Unusually, Boaler went to the trouble of following up the two cohorts of students eight years later, and asked them
again about the relevance of their school maths to their current working lives. Of those who replied, Boaler
selected ten from each school to create matching groups that she then interviewed. Most strikingly, none of the ten
from Amber Hill said that the mathematics they had learned at school was useful in their jobs. Typically, Trevor said,
"Stuff like pi and trigonometry - that's never been useful to me since." By contrast, all ten from Phoenix Park
reported that their school maths was useful to them now. For example, Andrew said, "There's a lot of things I can
relate back to maths in school... I suppose maths is about problem-solving to me... it's about being logical." And
Simon added,

It's not about the nits and grits of... what you're actually taught in school. It's about the way you manage it ... I think
if you struggle with something, you find ways around it, don't you? That's what I took with me.

Clearly the Phoenix Park method of teaching had left students with a lifelong confidence and capacity for thinking
and problem-solving. There was beneficial transfer from one method of teaching but not from the other. Of course,
as with all education research, there is a trade-off in Boaler's work between real-life relevance, in all its complex
messiness, and artificially slimmed-down methodological rigour. Though Amber Hill and Phoenix Park were well
matched, they are just case studies of two particular schools, and there could be other explanations of the
differences than just their different pedagogies. So since moving to Stanford, Boaler and her colleagues have
carried out a similar study on three high schools in California. Two were suburban, similar in achievement at the
start of the study, but the third, Railside, lagged behind. From a poor and diverse inner city neighbourhood,
Railside was, according to the locals, on 'the wrong side of the tracks' - and so close to the tracks, in fact, that
lessons frequently had to be stopped while the trains went by. Despite these disadvantages, after two years of the
study, students at Railside had overtaken their more fortunate peers, showing significantly higher levels of
achievement and more positive attitudes towards maths. By their senior year, 41% of Railside students were taking
advanced classes in calculus compared to 27% in the other two schools, and many more Railsiders were planning to
pursue maths in college. In addition, after two years of the study, Railside had wiped out the achievement gap
between White, Black and Hispanic/Latino students, differences that persisted in the other two schools.
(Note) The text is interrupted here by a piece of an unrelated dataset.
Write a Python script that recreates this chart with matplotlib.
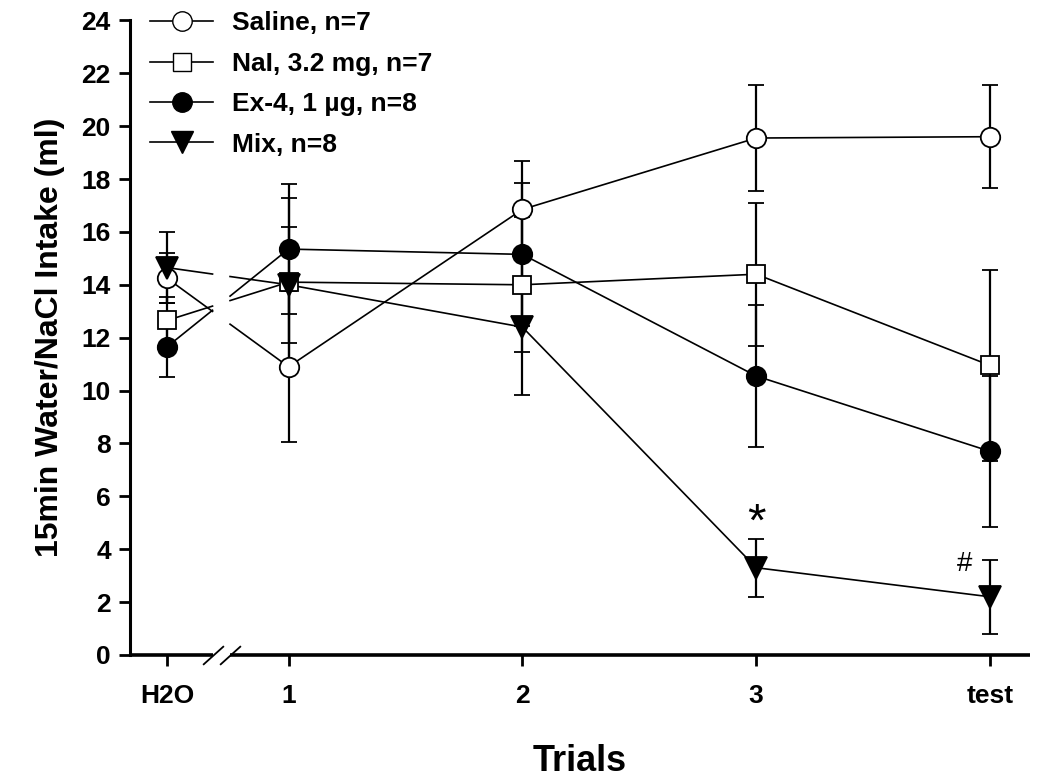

How come? Many features of the teaching at Railside may have contributed to their students' different attitudes.
Lessons were 90 minutes long. Students worked in heterogeneous groups on challenging problems. Teachers
would tell them what they need to know, but didn't rescue them from difficulty - they had to think for themselves
and justify their thinking.

Ana, a Year 3 student, said, when talking about her teacher,

She won't... tell you how to do it ... There's a lot of times when she's just like - "well, think about it" - and then
she'll walk off and that kills
me! That really kills me! But it's cool. I mean it's like, it's alright, you know: I'll solve it myself.
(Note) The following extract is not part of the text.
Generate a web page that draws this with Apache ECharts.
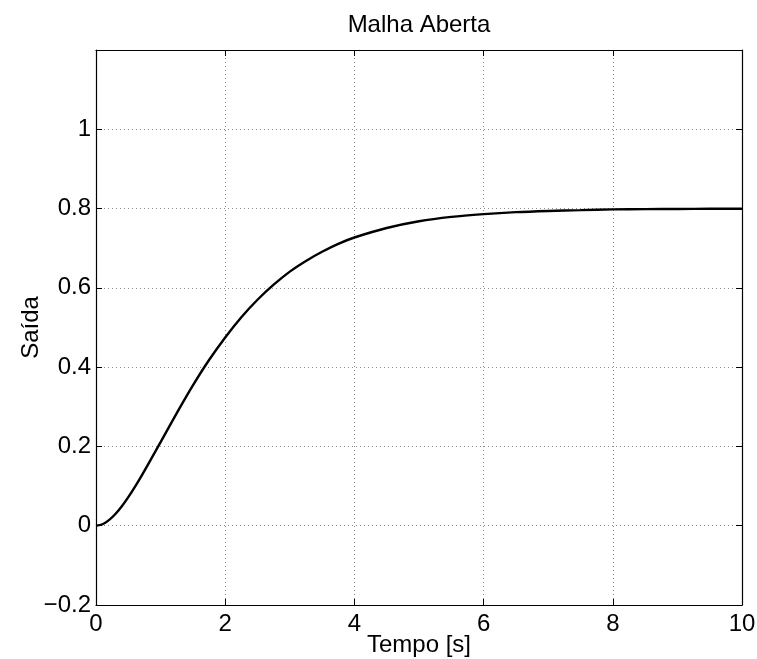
<!DOCTYPE html>
<html>
<head>
<meta charset="utf-8">
<script src="https://cdn.jsdelivr.net/npm/echarts@6/dist/echarts.min.js"></script>
<style>
html,body{margin:0;padding:0;background:#fff;}
#chart{width:757px;height:659px;}
</style>
</head>
<body>
<div id="chart"></div>
<script>
// Data
var timeValues = [0, 0.1, 0.2, 0.3, 0.4, 0.5, 0.6, 0.7, 0.8, 0.9, 1, 1.25, 1.5, 1.75, 2, 2.25, 2.5, 2.75, 3, 3.25, 3.5, 3.75, 4, 4.5, 5, 5.5, 6, 6.5, 7, 7.5, 8, 8.5, 9, 9.5, 10];
var outputValues = [0, 0.0037, 0.014, 0.0296, 0.0492, 0.0722, 0.0975, 0.1246, 0.153, 0.182, 0.211, 0.284, 0.354, 0.418, 0.475, 0.526, 0.570, 0.608, 0.641, 0.668, 0.691, 0.711, 0.727, 0.751, 0.768, 0.779, 0.786, 0.791, 0.794, 0.796, 0.798, 0.7985, 0.799, 0.7994, 0.7996];
var xTicks = [0, 2, 4, 6, 8, 10];
var yTicks = [-0.2, 0, 0.2, 0.4, 0.6, 0.8, 1, 1.2];
var titleText = 'Malha Aberta';
var xName = 'Tempo [s]';
var yName = 'Saída';

var font = "'Liberation Sans', Arial, Helvetica, sans-serif";
var pts = timeValues.map(function (t, i) { return [t, outputValues[i]]; });

function yFmt(v) {
  var r = Math.round(v * 10) / 10;
  if (Math.abs(r - 1.2) < 1e-9) return '';
  var s = String(r);
  return s.replace('-', '\u2212');
}

var chart = echarts.init(document.getElementById('chart'), null, {renderer: 'canvas'});
var tickStyle = {show: true, inside: true, length: 6, lineStyle: {color: '#000', width: 1}};
var lineStyle = {show: true, onZero: false, lineStyle: {color: '#000', width: 1.2}};
chart.setOption({
  backgroundColor: '#fff',
  animation: false,
  title: {
    text: titleText, left: 414, top: 8, textAlign: 'center',
    textStyle: {fontFamily: font, fontSize: 24, fontWeight: 'normal', color: '#000'}
  },
  grid: {left: 96, right: 15, top: 50, bottom: 54, containLabel: false, outerBoundsMode: 'none'},
  xAxis: [{
    type: 'value', min: xTicks[0], max: xTicks[xTicks.length - 1], interval: 2,
    position: 'bottom',
    name: xName, nameLocation: 'middle', nameGap: 28, nameMoveOverlap: false,
    nameTextStyle: {fontFamily: font, fontSize: 24, color: '#000'},
    axisLine: lineStyle, axisTick: tickStyle,
    axisLabel: {fontFamily: font, fontSize: 24, color: '#000', margin: 7},
    splitLine: {show: true, lineStyle: {color: '#8c8c8c', type: [1, 3], width: 1}}
  }, {
    type: 'value', min: xTicks[0], max: xTicks[xTicks.length - 1], interval: 2,
    position: 'top',
    axisLine: lineStyle, axisTick: tickStyle,
    axisLabel: {show: false}, splitLine: {show: false}
  }],
  yAxis: [{
    type: 'value', min: yTicks[0], max: yTicks[yTicks.length - 1], interval: 0.2,
    position: 'left',
    name: yName, nameLocation: 'middle', nameGap: 53, nameRotate: 90, nameMoveOverlap: false,
    nameTextStyle: {fontFamily: font, fontSize: 24, color: '#000'},
    axisLine: lineStyle, axisTick: tickStyle,
    axisLabel: {fontFamily: font, fontSize: 24, color: '#000', margin: 5, formatter: yFmt},
    splitLine: {show: true, lineStyle: {color: '#8c8c8c', type: [1, 3], width: 1}}
  }, {
    type: 'value', min: yTicks[0], max: yTicks[yTicks.length - 1], interval: 0.2,
    position: 'right',
    axisLine: lineStyle, axisTick: tickStyle,
    axisLabel: {show: false}, splitLine: {show: false}
  }],
  series: [{
    type: 'line', data: pts, xAxisIndex: 0, yAxisIndex: 0,
    smooth: 0.3, showSymbol: false, symbol: 'none',
    lineStyle: {color: '#000', width: 2.4}
  }]
});
</script>
</body>
</html>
At Railside, it appears that students were not just learning 'how to do maths'; they were learning to think, to
collaborate, to listen to and respect each other's contributions, and to persist in the face of difficulty. When all the
students in the study were asked to estimate how long they would grapple with a maths problem before giving up,
the Railsiders said, on average, just under 20 minutes. The students from the other schools said less than 10.
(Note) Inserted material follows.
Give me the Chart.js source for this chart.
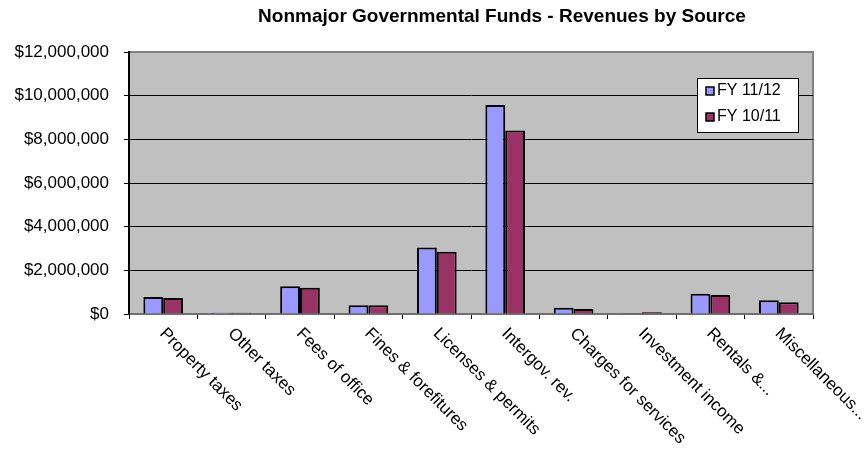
<!doctype html>
<html>
	<head>
		<meta charset="utf-8" />
		<title>Nonmajor Governmental Funds - Revenues by Source</title>
		<script src="https://cdn.jsdelivr.net/npm/chart.js@4.4.1/dist/chart.umd.min.js"></script>
		<style>
			html,
			body {
				margin: 0;
				padding: 0;
				background: #fff;
			}
			#wrap {
				width: 867px;
				height: 452px;
				position: relative;
			}
		</style>
	</head>
	<body>
		<div id="wrap"><canvas id="revenueChart"></canvas></div>

		<script>
			// revenue sources and amounts (dollars)
			const categories = [
				"Property taxes",
				"Other taxes",
				"Fees of office",
				"Fines & forefitures",
				"Licenses & permits",
				"Intergov. rev.",
				"Charges for services",
				"Investment income",
				"Rentals &...",
				"Miscellaneous...",
			];
			const fy1112 = [780000, 60000, 1270000, 400000, 3050000, 9570000, 290000, 30000, 930000, 630000];
			const fy1011 = [730000, 60000, 1200000, 400000, 2850000, 8400000, 230000, 80000, 870000, 540000];
			const seriesNames = ["FY 11/12", "FY 10/11"];
			const seriesColors = ["#9999FF", "#993366"];
			const yTicks = [0, 2000000, 4000000, 6000000, 8000000, 10000000, 12000000];
			const chartTitle = "Nonmajor Governmental Funds - Revenues by Source";

			const FONT = "'Liberation Sans', Arial, sans-serif";

			// grey plot background + right/top frame
			const plotArea = {
				id: "plotArea",
				beforeDraw(chart) {
					const { ctx, chartArea: a } = chart;
					ctx.save();
					ctx.fillStyle = "#C0C0C0";
					ctx.fillRect(a.left, a.top, a.right - a.left, a.bottom - a.top);
					ctx.strokeStyle = "#808080";
					ctx.lineWidth = 2;
					ctx.beginPath();
					ctx.moveTo(a.left, a.top);
					ctx.lineTo(a.right, a.top);
					ctx.lineTo(a.right, a.bottom);
					ctx.stroke();
					ctx.restore();
				},
			};

			// title, slanted category labels and boxed legend
			const decorations = {
				id: "decorations",
				afterDraw(chart) {
					const { ctx, chartArea: a } = chart;
					const xs = chart.scales.x;
					ctx.save();

					ctx.fillStyle = "#000";
					ctx.font = "bold 19px " + FONT;
					ctx.textAlign = "center";
					ctx.textBaseline = "middle";
					ctx.fillText(chartTitle, 502, 17);

					ctx.font = "17px " + FONT;
					ctx.textAlign = "left";
					ctx.textBaseline = "top";
					categories.forEach((label, i) => {
						const x = xs.getPixelForValue(i);
						ctx.save();
						ctx.translate(x + 5, a.bottom + 11);
						ctx.rotate(Math.PI / 4);
						ctx.fillText(label, 0, 0);
						ctx.restore();
					});

					// legend
					const lx = 697, ly = 78, lw = 101, lh = 54;
					ctx.fillStyle = "#fff";
					ctx.fillRect(lx, ly, lw, lh);
					ctx.strokeStyle = "#000";
					ctx.lineWidth = 1;
					ctx.strokeRect(lx + 0.5, ly + 0.5, lw, lh);
					ctx.font = "16px " + FONT;
					ctx.textBaseline = "middle";
					seriesNames.forEach((name, i) => {
						const cy = ly + 13 + i * 26;
						ctx.fillStyle = seriesColors[i];
						ctx.fillRect(lx + 9, cy - 4, 8, 8);
						ctx.strokeStyle = "#000";
						ctx.lineWidth = 1.5;
						ctx.strokeRect(lx + 9, cy - 4, 8, 8);
						ctx.fillStyle = "#000";
						ctx.fillText(name, lx + 20, cy);
					});

					ctx.restore();
				},
			};

			new Chart(document.getElementById("revenueChart"), {
				type: "bar",
				data: {
					labels: categories,
					datasets: [
						{ label: seriesNames[0], data: fy1112, backgroundColor: seriesColors[0] },
						{ label: seriesNames[1], data: fy1011, backgroundColor: seriesColors[1] },
					].map((d) => ({
						...d,
						borderColor: "#000",
						borderWidth: 2,
						categoryPercentage: 0.58,
						barPercentage: 1,
					})),
				},
				options: {
					responsive: true,
					maintainAspectRatio: false,
					animation: false,
					layout: { padding: { top: 52, right: 54, left: 0, bottom: 0 } },
					plugins: {
						legend: { display: false },
						title: { display: false },
						tooltip: { enabled: false },
					},
					scales: {
						x: {
							grid: {
								offset: true,
								drawOnChartArea: false,
								color: "#000",
								tickLength: 5,
							},
							border: { color: "#707070", width: 2 },
							ticks: { display: false },
							afterFit(scale) {
								scale.height = 138;
							},
						},
						y: {
							min: 0,
							max: 12000000,
							afterBuildTicks(scale) {
								scale.ticks = yTicks.map((v) => ({ value: v }));
							},
							grid: {
								color: (c) => (c.tick && c.tick.value === 12000000 ? "#808080" : "#000"),
								tickLength: 5,
								tickColor: "#000",
							},
							border: { color: "#000", width: 2 },
							ticks: {
								color: "#000",
								padding: 15,
								font: { family: FONT, size: 17 },
								callback: (v) => "$" + Number(v).toLocaleString("en-US"),
							},
							afterFit(scale) {
								scale.width = 129;
							},
						},
					},
				},
				plugins: [plotArea, decorations],
			});
		</script>
	</body>
</html>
There was also a lot of what you might call metacognitive coaching at Railside. Teachers would notice, comment on
and, if necessary, expand on examples of good thinking that students were using. For example, Arturo was stuck
on a problem, and his teacher, Guillermo, asked him to articulate exactly what it was that he was confused about.
As Arturo searched for a way of asking his question more precisely, he realised for himself what it was he needed to
do and carried on with working out the problem. He concluded that the answer was "550 pennies" wait, that's not
very much"', but then stopped himself saying, "no, At this point Guillermo intervened. Talking to Arturo in front of
the whole class, he said:

Two things just happened. Number one is, you stopped to ask yourself a good question and then suddenly you
had ideas. And number two, you checked out the answer and you realised it wasn't reasonable and that is excellent
because a lot of people would have just left it there.?
Expanding on Arturo's thought processes, Guillermo is teaching the class as a whole to recognise and reinforce
their own productive learning practices and thereby strengthen their ability to be more independent and
resourceful in their approach to learning. Is it helpful to try to categorise this as either progressive or traditional
teaching? Not at all. It has elements of both, problem-based learning and rigorous mathematics, for example, but it
also transcends both. It is a kind of teaching that develops know-ledge, expertise and epistemic character - all
three layers of the learning river - at once, and the result is deeper learning and broader and longer-lasting transfer.

Summary
We will talk more about the distinction between skills and dispositions in the next chapter, but I need to say
something about it here in order to wrap up this chapter. In a nutshell, a disposition is a skill that one is inclined or
disposed to use (in certain circumstances). So dispositions are matters of degree: I may become more or less
disposed to accept 'news' at face value, for example, or to stick with things that I am finding difficult. And I may
refine (broaden or narrow) the range of circumstances that trigger a disposition.
As children grow up, they shift the range of people who they find admirable and worth imitating or learning from,
for instance.

So yes, it is true that there are probably no completely 'generic' skills.

And yes, it is true that 'thinking skills' cannot be learned quickly and easily through direct instruction. But it is also
true that such dispositions can be cultivated over time, becoming broader or more targeted, stronger and more
robust, and more sophisticated, if the culture is conducive. The DIKR people are right only within a very narrow
conception of education: one that only recognises the learning that is happening on the surface of the river. With a
slightly more nuanced and accurate model of the classroom, they are not right at all. Classrooms necessarily
provide an apprenticeship in ways of thinking, as well as a diet of information to be learned. The question is: are
those ways of thinking transferable to, and valuable for, out-of-school contexts and purposes, or are they designed
principally to enable smooth management of large institutions and to produce creditable test scores?